Wrote and deployed a per-account .htaccess that returns a fast Apache 404 directly for missing static asset extensions (jpg/jpeg/png/gif/webp/svg/ico/css/js/woff and friends), skipping WordPress's normal rewrite-into-index.php fallback. With about 130 image attachments in the database pointing at files lost to the ransomware, the fast 404 saved roughly that many PHP-CGI fork events per page render.

Identified the page-render bottleneck via a controlled plugin-isolation test: snapshot active_plugins, disable a candidate set, time the render, restore. CleanTalk was the dominant cost. It makes a synchronous outbound API call to cleantalk.org per page load, and from Shanghai through GFW that call adds about 1.8 seconds of latency. Render time dropped from ~2.4s to ~0.55s with CleanTalk off, and back to ~2.4s when restored. Left active by client decision for the spam protection.

Resolved a daily 'site down' incident caused by cPanel's nightly permission enforcement, which pushes public_html to mode 750. With PHP running as nobody under the CGI handler, mode 750 blocks Apache from reading .htaccess and the site returns 'Server unable to read htaccess file, denying access to be safe' on every request. Wrote /etc/cron.hourly/fix-docroot-perms that re-applies mode 755 on the docroots and 777 on wp-content/uploads every hour, so the worst-case downtime window collapsed from 'until I noticed' to one hour.

Set up a system crontab for the cPanel user to fire wp-cron.php via PHP CLI every 15 minutes. The HTTP-layer wp-cron.php is intentionally blocked by the .htaccess hardening to keep abuse off it, so the visitor-triggered scheduler is dead by design. The system cron replaces it cleanly: Gravity Forms entry cleanup queue, Action Scheduler queue, scheduled-post publishing, and plugin auto-tasks all run on schedule whether or not anyone is visiting.

Bulk-restored the salvaged production database after testing a swap to the client's older WPEngine staging snapshot and confirming the production data was both more current (2026-04-06 vs 2022-06-26 latest post) and more complete (967 vs 712 posts). User records were preserved across the swap so the agency's editor session stayed valid through the DB churn.
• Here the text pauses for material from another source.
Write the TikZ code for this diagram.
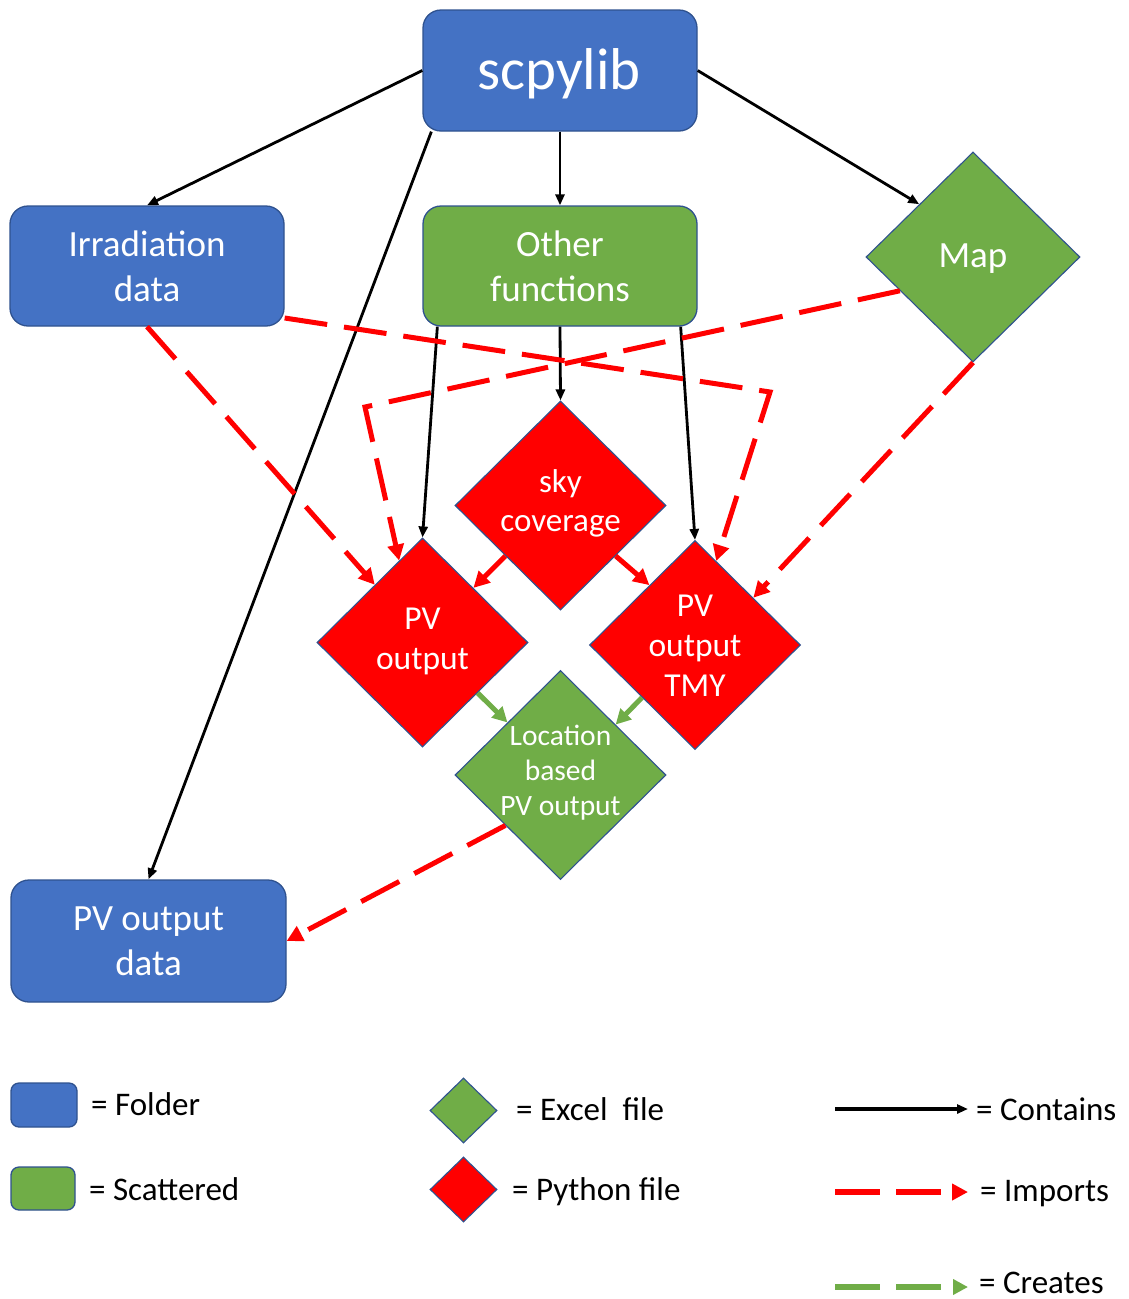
\documentclass[tikz,border=0pt]{standalone}
\usepackage{fontspec}
\setmainfont{Carlito}
\usetikzlibrary{arrows.meta,shapes.geometric,calc}
\definecolor{folderblue}{HTML}{4472C4}
\definecolor{scatgreen}{HTML}{70AD47}
\definecolor{pyred}{HTML}{FF0000}
\definecolor{edgeblue}{HTML}{2F528F}

\begin{document}
\begin{tikzpicture}[x=1pt,y=-1pt,
  box/.style={draw=edgeblue, line width=1.3pt, rounded corners=18pt,
    minimum width=274pt, minimum height=120pt, text=white, align=center,
    font=\fontsize{37}{45}\selectfont, inner sep=0pt},
  folder/.style={box, fill=folderblue},
  scattered/.style={box, fill=scatgreen},
  dia/.style={diamond, draw=edgeblue, line width=1.1pt,
    minimum width=211pt, minimum height=209pt, inner sep=0pt},
  excel/.style={dia, fill=scatgreen},
  python/.style={dia, fill=pyred},
  dtext/.style={text=white, align=center, inner sep=0pt},
  contains/.style={draw=black, line width=2.8pt,
    -{Triangle[length=11pt,width=9pt]}},
  imports/.style={draw=pyred, line width=5pt, dash pattern=on 43pt off 17pt,
    -{Triangle[length=16pt,width=16pt]}},
  creates/.style={draw=scatgreen, line width=5pt, dash pattern=on 43pt off 17pt,
    -{Triangle[length=15pt,width=15pt]}},
  legtext/.style={anchor=base west, inner sep=0pt, font=\fontsize{33}{38}\selectfont}
]
\path[use as bounding box, fill=white] (0,0) rectangle (1129,1299);

% folders and scattered functions
\node[folder, minimum height=121pt, font=\fontsize{59}{64}\selectfont] (scp) at (560,70.5) {};
\node[text=white, inner sep=0pt, font=\fontsize{59}{64}\selectfont] (scptxt) at ($(scp.center)+(-1,3)$) {scpylib};
\node[folder] (irr) at (147,266) {Irradiation\\data};
\node[scattered] (oth) at (560,266) {Other\\functions};
\node[folder, minimum width=275pt, minimum height=122pt] (pvd) at (148.5,941) {PV output\\data};

% files
\node[excel, minimum width=214pt, minimum height=210pt] (map) at (973,257) {};
\node[python] (sky) at (560.5,505.5) {};
\node[python] (pv1) at (422.5,642.5) {};
\node[python] (tmy) at (695,645) {};
\node[excel] (loc) at (560.5,775) {};

\node[dtext, font=\fontsize{37}{44}\selectfont] (maptxt) at ($(map.center)+(0,2)$) {Map};
\node[dtext, font=\fontsize{33}{39}\selectfont] (skytxt) at ($(sky.center)+(0,-2)$) {sky\\coverage};
\node[dtext, font=\fontsize{33.5}{40}\selectfont] (pv1txt) at ($(pv1.center)+(0,-1)$) {PV\\output};
\node[dtext, font=\fontsize{33.5}{40}\selectfont] (tmytxt) at ($(tmy.center)+(0,1)$) {PV\\output\\TMY};
\node[dtext, font=\fontsize{29.5}{35}\selectfont] (loctxt) at ($(loc.center)+(0,-2)$) {Location\\based\\PV output};

% bends of the import lines
\coordinate (irrbend) at (770,392);
\coordinate (mapbend) at (365,407);

% contains
\draw[contains] (scp.west) -- (irr.north);
\draw[contains] (scp.east) -- ($(map.north)!0.5!(map.west)$);
\draw[contains] (scp.south) -- (oth.north);
\draw[contains] ($(scp.south west)+(9,0)$) -- (pvd.north);
\draw[contains] ($(oth.south west)+(15,0)$) -- (pv1.north);
\draw[contains] (oth.south) -- (sky.north);
\draw[contains] ($(oth.south east)+(-17,0)$) -- (tmy.north);

% imports
\draw[imports] (irr.south) -- ($(pv1.north)!0.45!(pv1.west)$);
\draw[imports] ($(irr.east)+(0,52)$) -- (irrbend) -- ($(tmy.north)!0.2!(tmy.east)$);
\draw[imports] ($(map.west)!0.32!(map.south)$) -- (mapbend) -- ($(pv1.north)!0.22!(pv1.west)$);
\draw[imports] (map.south) -- ($(tmy.north)!0.55!(tmy.east)$);
\draw[imports] ($(sky.west)!0.48!(sky.south)$) -- ($(pv1.north)!0.48!(pv1.east)$);
\draw[imports] ($(sky.east)!0.48!(sky.south)$) -- ($(tmy.north)!0.43!(tmy.west)$);
\draw[imports] ($(loc.west)!0.48!(loc.south)$) -- (pvd.east);

% creates
\draw[creates] ($(pv1.east)!0.48!(pv1.south)$) -- ($(loc.north)!0.5!(loc.west)$);
\draw[creates] ($(tmy.west)!0.5!(tmy.south)$) -- ($(loc.north)!0.52!(loc.east)$);

% legend
\node[folder, minimum width=66pt, minimum height=44pt, rounded corners=8pt] (lgfold) at (44,1105) {};
\node[scattered, minimum width=64pt, minimum height=43pt, rounded corners=8pt] (lgscat) at (43,1188.5) {};
\node[excel, minimum width=67pt, minimum height=65pt] (lgexcel) at (463.5,1110.5) {};
\node[python, minimum width=67pt, minimum height=65pt] (lgpy) at (463.5,1189.5) {};

\coordinate (lc1) at (835,1109); \coordinate (lc2) at (968,1109);
\coordinate (li1) at (835,1192); \coordinate (li2) at (968,1192);
\coordinate (lk1) at (835,1287); \coordinate (lk2) at (968,1287);
\draw[contains, line width=3.4pt] (lc1) -- (lc2);
\draw[imports, line width=6pt, dash pattern=on 45pt off 16pt] (li1) -- (li2);
\draw[creates, line width=6pt, dash pattern=on 45pt off 16pt] (lk1) -- (lk2);

\node[legtext] (lt1) at (91,1115) {= Folder};
\node[legtext] (lt2) at (89,1200) {= Scattered};
\node[legtext] (lt3) at (516,1120) {= Excel\ \ file};
\node[legtext] (lt4) at (512,1200) {= Python file};
\node[legtext] (lt5) at (976,1120) {= Contains};
\node[legtext] (lt6) at (980,1201) {= Imports};
\node[legtext] (lt7) at (979,1293) {= Creates};
\end{tikzpicture}
\end{document}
Modern WordPress (6.8+) no longer accepts a freshly-set legacy MD5 password hash; resets used wp_hash_password via PHP CLI to write the proper $wp$2y$10$ format directly into wp_users.

How it landed

Engagement still in progress. The compromised stack is fully retired, the new AlmaLinux + cPanel + WordPress stack is live on the same IP set behind a Let's Encrypt SAN cert with HSTS preload-ready headers, and the agency's editor can log into wp-admin and update content. The customer database came through the ransomware untouched. Page render is currently bound by CleanTalk's synchronous API call (a deliberate trade-off the client accepted for spam protection). Outstanding work tracked in the engagement log includes a migration of PHP from CGI to suEXEC (which would let several of the hourly workaround crons retire), a search-replace pass to swap remaining staging-environment URLs in serialised plugin options, recovery of the lost media files from any source the client still has (the production uploads were ransomwared and the staging environment never carried them), HSTS preload list submission, and a Phase 2 Security Group hardening pass to collapse the engineer admin attack surface to a single IP. Full timeline, command-level runbook, and a hardening-state snapshot are maintained in the client's project documentation.